There were a lot of echos of Clara’s departure from series nine. Especially as the Doctor is completely unaware of what happened and Bill is now living out her magical adventure with her girlfriend in much the same way Clara did.

The fact that Bill was revived and got her happily ever after was sweet and more than welcome. However, it did serve to hammer home the fact that her ‘death’ and conversion to a cyberman was, ultimately, a stunt for shock value. Plenty of people were appalled that the first black lesbian companion was treated so harshly primarily for the cliffhanger ending. It felt cheap, and it felt unnecessary.

Moving Forward

I don’t want to give the impression that this was all bad, though. We certainly have reasons to feel good about this episode and what was achieved. The first same sex kiss between two human women on Doctor Who must be a watershed moment.

Pearl Mackie cemented herself as a brilliant companion and was nothing but a joy to watch, in her highs and lows. It was good to see that she got a happy ending, and in some ways, a character that triumphs over tremendous adversity and suffering can create more dramatic joy with their happy endings. That doesn’t erase the fact that, in the wider context of our society, there are still major issues with the way it was done.

I Don’t Want to Go

Now we come to the big climax. The Doctor is regenerating and he doesn’t want to. But why? He declares sudden anxieties about changing. Anxieties we haven’t really seen before. When did we see this Doctor being so possessive about his current persona?

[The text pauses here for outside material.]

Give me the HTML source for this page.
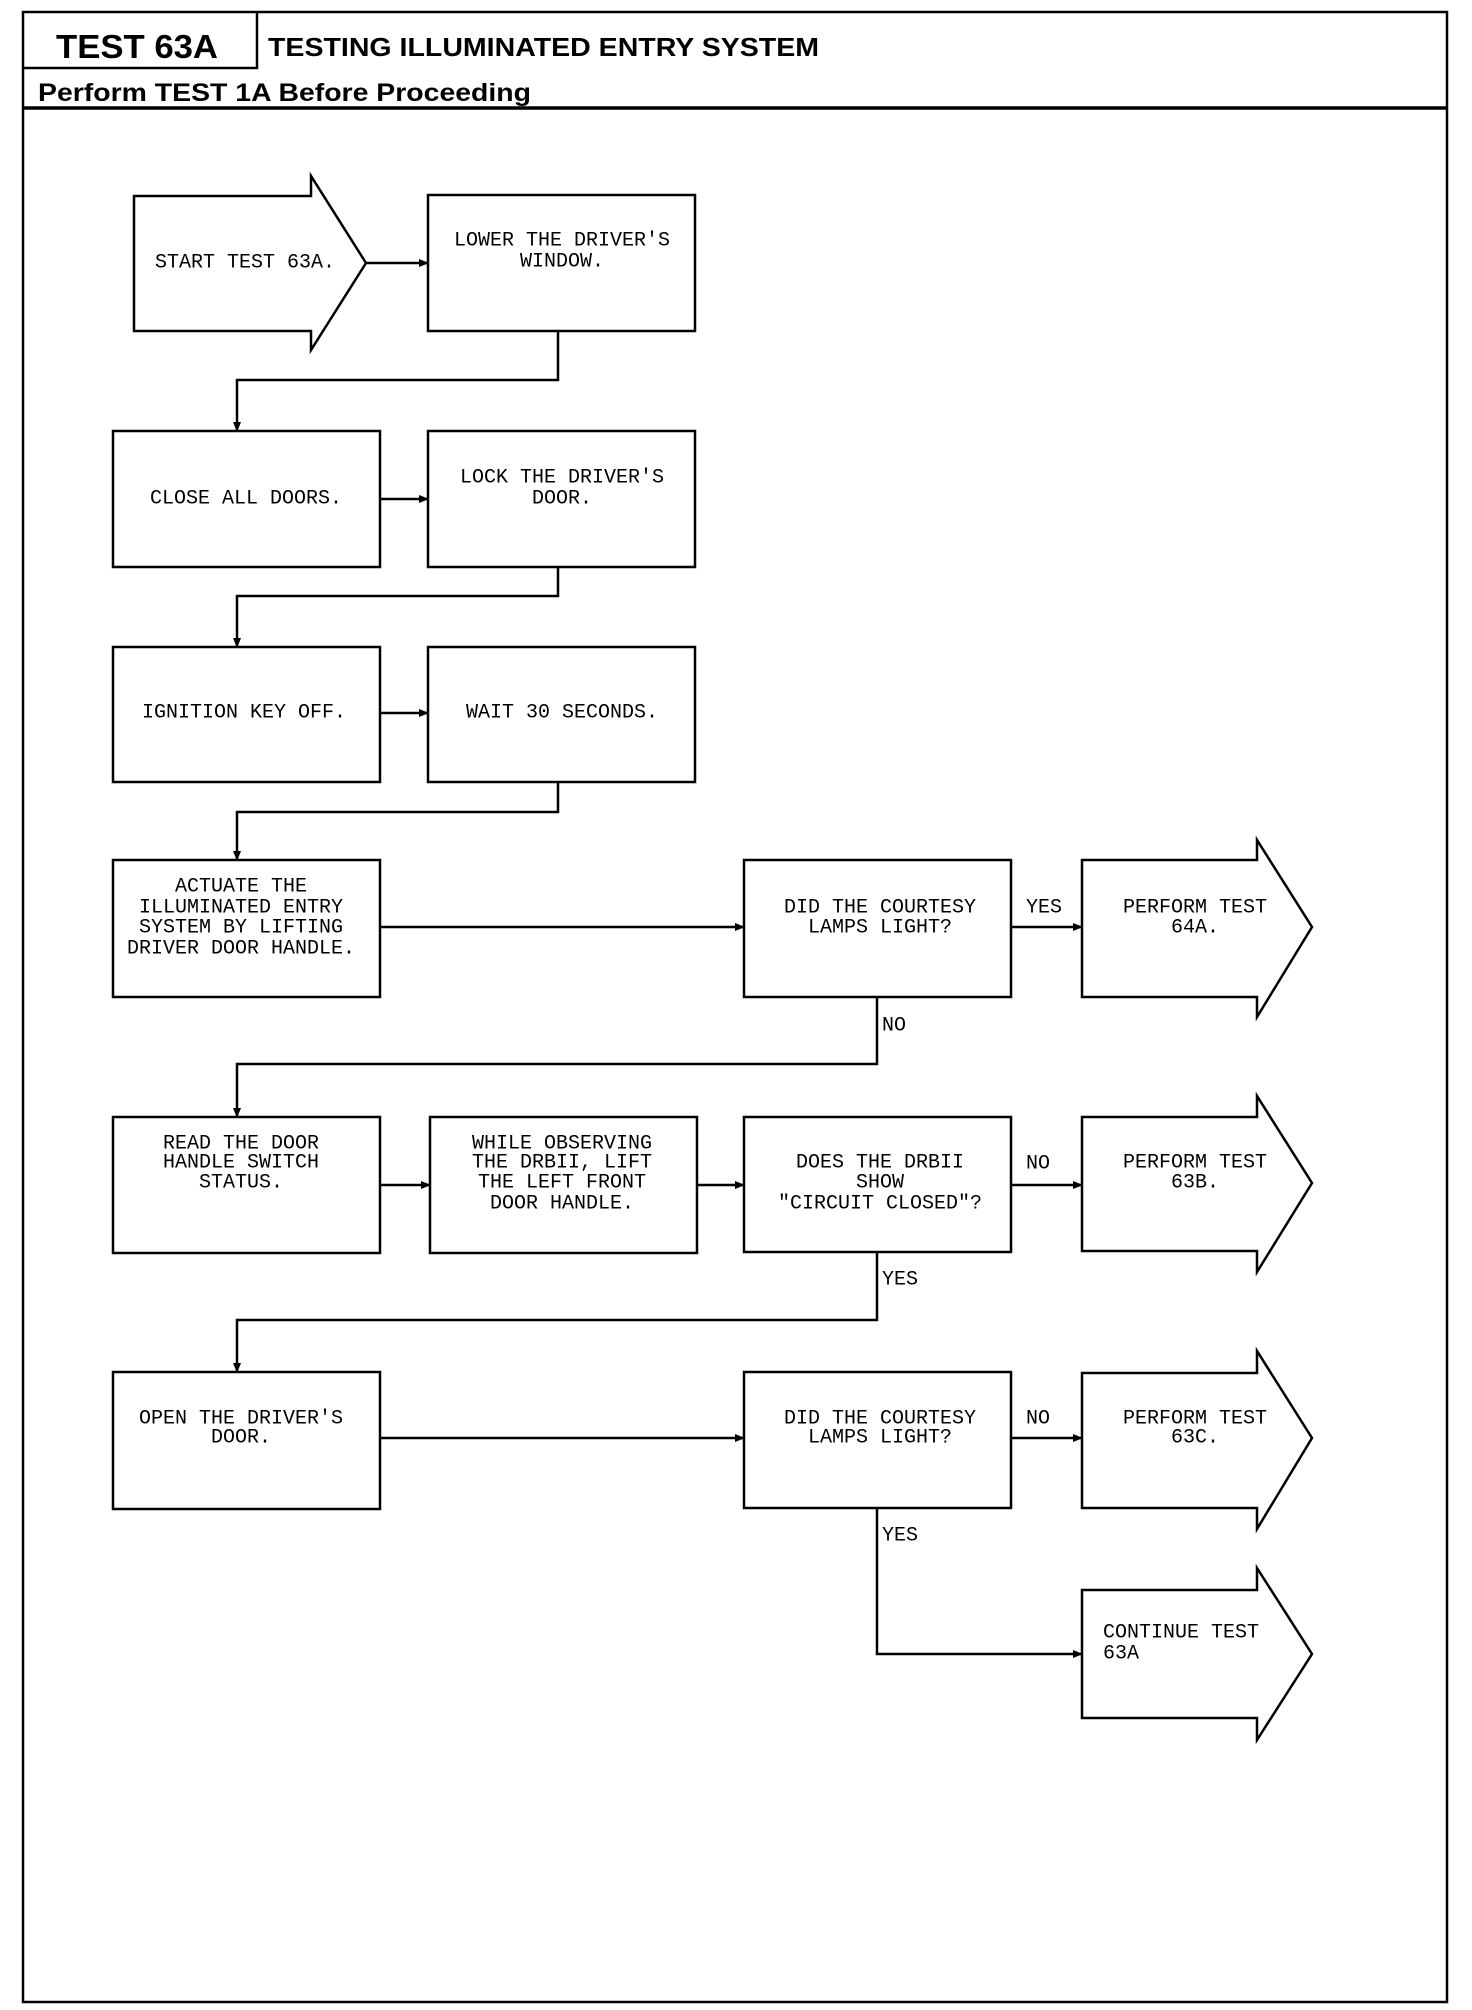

I understand that most Doctors likely prefer not to die, but to completely deny the change for the Doctor to continue with a new persona is just a bit odd. Capaldi’s Doctor has been generally kind, selfless, and loving. Thus he seems not to be the type to resent the idea of regenerating. Perhaps this will be explored at Christmas, but still, this sudden decision to make the Twelfth Doctor reluctant to regenerate was bizarre.

When he meets his original self in the snow, this is setting up for the Christmas special which, I suspect, will explore why the Doctor doesn’t want to change. Even so, it would have been nice to have had this set up before hand, because right now it comes across as out of character for this Doctor.

The Tenth had demonstrated and shown his unwillingness to change and how much he had loved his tenth persona. Thus, when his final ‘I don’t want to go’ line came, it was earned somewhat. Here it’s just off.

The Original

So we are set up for a Christmas Special featuring the first Doctor. David Bradley returns from An Adventure in Space and Time to reprise the roll (sort of). That is incredibly exciting and I very much am looking forward to it. And, of course, to who the next Doctor Will be.